Since the 2008 global economic crisis, historians have embraced the challenge of making visible the invisible hand of the market. This renewed interest in the politics of political economy makes it all the more timely to remind ourselves that debates over free trade and protection were just as controversial in the early United States as they have once again become, and that lobbying, then as now, played an important part in Lincoln's government "of the people, by the people, for the people."
In Lobbyists and the Making of US Tariff Policy, 18161861, Daniel Peart reveals how active lobbyists were in Washington throughout the antebellum era. He describes how they involved themselves at every stage of the making of tariff policy, from setting the congressional agenda, through the writing of legislation in committee, to the final vote.
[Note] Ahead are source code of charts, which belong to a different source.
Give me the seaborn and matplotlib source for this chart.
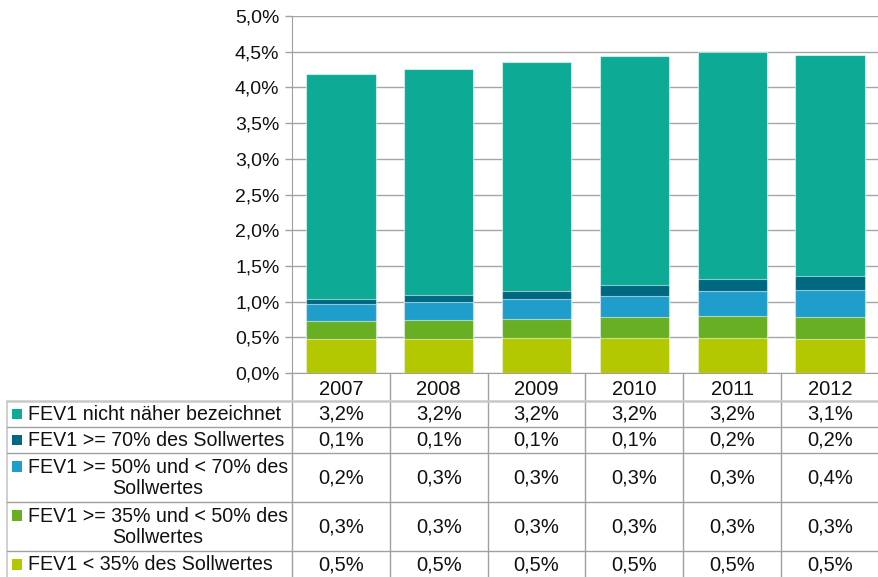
import numpy as np
import pandas as pd
import matplotlib
matplotlib.use("Agg")
import matplotlib.pyplot as plt
import seaborn as sns
from matplotlib.ticker import FuncFormatter

# data (percent of insured), bottom series first
years = ["2007", "2008", "2009", "2010", "2011", "2012"]
series = [
    "FEV1 < 35% des Sollwertes",
    "FEV1 >= 35% und < 50% des\nSollwertes",
    "FEV1 >= 50% und < 70% des\nSollwertes",
    "FEV1 >= 70% des Sollwertes",
    "FEV1 nicht näher bezeichnet",
]
lt35 = [0.476, 0.481, 0.485, 0.485, 0.495, 0.481]
p35_50 = [0.257, 0.261, 0.271, 0.295, 0.308, 0.299]
p50_70 = [0.229, 0.252, 0.280, 0.303, 0.345, 0.382]
ge70 = [0.070, 0.094, 0.117, 0.145, 0.173, 0.192]
unspec = [3.160, 3.170, 3.207, 3.212, 3.179, 3.100]
colors = ["#B3C800", "#69AF23", "#1F9ECC", "#006880", "#0DAA96"]

values = [lt35, p35_50, p50_70, ge70, unspec]

sns.set_style("white")
plt.rcParams["font.family"] = ["Liberation Sans", "DejaVu Sans"]

W, H = 879, 577
fig = plt.figure(figsize=(W / 100, H / 100), dpi=100)

# plot area in pixels
left, right, top, zero = 292, 879, 16, 373
ax = fig.add_axes([left / W, 1 - zero / H, (right - left) / W, (zero - top) / H])

# stacked bars: draw cumulative totals from the top series down
cum = np.cumsum(np.array(values), axis=0)
for i in range(len(series) - 1, -1, -1):
    df = pd.DataFrame({"year": years, "val": cum[i]})
    sns.barplot(data=df, x="year", y="val", color=colors[i], width=0.71,
                saturation=1, edgecolor=(1, 1, 1, 0.55), linewidth=0.8,
                ax=ax, zorder=3)

ax.set_ylim(0, 5)
ax.set_yticks(np.arange(0, 5.01, 0.5))
ax.yaxis.set_major_formatter(FuncFormatter(lambda v, p: f"{v:.1f}%".replace(".", ",")))
ax.yaxis.grid(True, color="#A6A6A6", linewidth=1)
ax.set_axisbelow(True)
ax.tick_params(axis="y", left=True, length=5, width=1, color="#A0A0A0",
               labelsize=14, pad=4, labelcolor="#111111")
ax.tick_params(axis="x", length=0, labelsize=14.5, pad=5, labelcolor="#111111")
ax.set_xlabel("")
ax.set_ylabel("")
for s in ["top", "right"]:
    ax.spines[s].set_visible(False)
ax.spines["left"].set_color("#A0A0A0")
ax.spines["bottom"].set_color("#A0A0A0")

# data table below the plot
tab = fig.add_axes([0, 0, 1, 1], zorder=5)
tab.set_xlim(0, W)
tab.set_ylim(H, 0)
tab.axis("off")
tab.patch.set_alpha(0)

line_c = "#A0A0A0"
colw = (right - left) / len(years)
row_lines = [401, 427, 453, 502, 551, 578]
rows_top_down = list(range(len(series) - 1, -1, -1))

# vertical lines
for k in range(len(years)):
    x = left + k * colw
    tab.plot([x, x], [zero, H], color=line_c, lw=1)
tab.plot([7, 7], [401, H], color="#C8C8C8", lw=1.2)
# horizontal lines
tab.plot([7, right], [401, 401], color="#C8C8C8", lw=1.8)
for y in row_lines[1:-1]:
    tab.plot([7, right], [y, y], color=line_c, lw=1)

for r, si in enumerate(rows_top_down):
    y0, y1 = row_lines[r], row_lines[r + 1]
    ymid = (y0 + y1) / 2
    two = "\n" in series[si]
    key_y = y0 + 13.5 if two else ymid
    tab.add_patch(plt.Rectangle((12, key_y - 5.2), 10.5, 10.5,
                                color=colors[si], lw=0))
    tab.text(28, ymid + 0.5, series[si], ha="left", va="center",
             multialignment="center", fontsize=14.1, color="#111111",
             linespacing=1.18)
    for k, v in enumerate(values[si]):
        tab.text(left + (k + 0.5) * colw, ymid + 0.5, f"{v:.1f}%".replace(".", ","),
                 ha="center", va="center", fontsize=14.5, color="#111111")

fig.savefig("out.png", dpi=100)
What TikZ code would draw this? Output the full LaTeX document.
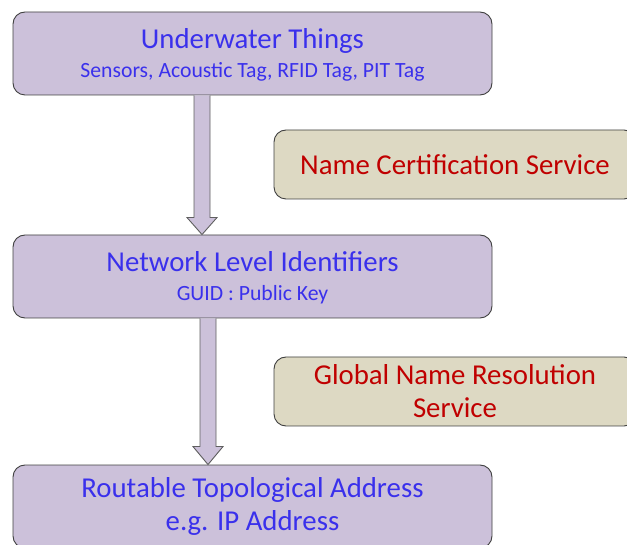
\documentclass[tikz,border=0pt]{standalone}
\usepackage{fontspec}
\setmainfont{Carlito}
\usetikzlibrary{calc}

\definecolor{lav}{HTML}{CCC1DA}
\definecolor{sand}{HTML}{DDD9C3}
\definecolor{inkblue}{HTML}{3A30EC}
\definecolor{inkred}{HTML}{C00000}
\definecolor{edge}{HTML}{404040}
\definecolor{arrowedge}{HTML}{5F5F5F}

\newcommand\bigtxt{\fontsize{28.8}{29}\selectfont}
\newcommand\smalltxt{\fontsize{21.7}{29}\selectfont}
\newcommand\twoline{\fontsize{28.8}{33}\selectfont}

\begin{document}
\begin{tikzpicture}[x=1pt,y=-1pt,
  layerbox/.style={draw=edge, line width=0.9pt, fill=lav, rounded corners=12pt,
    minimum width=479pt, minimum height=83pt, inner sep=0pt, align=center,
    text=inkblue, font=\bigtxt},
  servicebox/.style={draw=edge, line width=0.9pt, fill=sand, rounded corners=12pt,
    minimum width=362pt, minimum height=69pt, inner sep=0pt, align=center,
    text=inkred, font=\twoline},
  fatarrow/.style={draw=arrowedge, line width=0.9pt, fill=lav, line join=miter}
]
\useasboundingbox (0,0) rectangle (627,545);
\clip (0,0) rectangle (627,545);

% layers
\node[layerbox, text depth=-4.5pt] (things) at (252.5,53.5)
  {Underwater Things\\\smalltxt Sensors, Acoustic Tag, RFID Tag, PIT Tag};
\node[layerbox, text depth=-4.5pt] (ids) at (252.5,276.5)
  {Network Level Identifiers\\\smalltxt GUID : Public Key};
\node[layerbox, font=\twoline] (addr) at (252.5,506.5)
  {Routable Topological Address\\e.g. IP Address};

% services on the right
\node[servicebox] (cert) at (455,164.5) {Name Certification Service};
\node[servicebox] (gnrs) at (455,391.5) {Global Name Resolution\\Service};

% block arrows between layers
\coordinate (a1) at (202,0);
\coordinate (a2) at (208,0);
\draw[fatarrow]
  ($(a1 |- things.south)+(-8,0)$) -- ($(a1 |- ids.north)+(-8,-17)$)
  -- ($(a1 |- ids.north)+(-15,-17)$) -- (a1 |- ids.north)
  -- ($(a1 |- ids.north)+(15,-17)$) -- ($(a1 |- ids.north)+(8,-17)$)
  -- ($(a1 |- things.south)+(8,0)$);
\draw[fatarrow]
  ($(a2 |- ids.south)+(-8,0)$) -- ($(a2 |- addr.north)+(-8,-18)$)
  -- ($(a2 |- addr.north)+(-15,-18)$) -- (a2 |- addr.north)
  -- ($(a2 |- addr.north)+(15,-18)$) -- ($(a2 |- addr.north)+(8,-18)$)
  -- ($(a2 |- ids.south)+(8,0)$);
\end{tikzpicture}
\end{document}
Considering policymaking as a process, Peart focuses on the importance of rules and timing, the critical roles played by individual lawmakers and lobbyists, and the high degree of uncertainty that characterized this formative period in American political development.
The debate about tariff policy, Peart explains, is an unbroken thread that runs throughout the pre–Civil War era, connecting disparate individuals and events and shaping the development of the United States in myriad ways. Duties levied on imports provided the federal government with the major part of its revenue from the ratification of the Constitution to the close of the nineteenth century. More controversially, they also offered protection to domestic producers against foreign competition, at the expense of increased costs for consumers and the risk of retaliation from international trade partners. Ultimately, this book uses the tariff issue to illustrate the critical role that lobbying played within the antebellum policymaking process.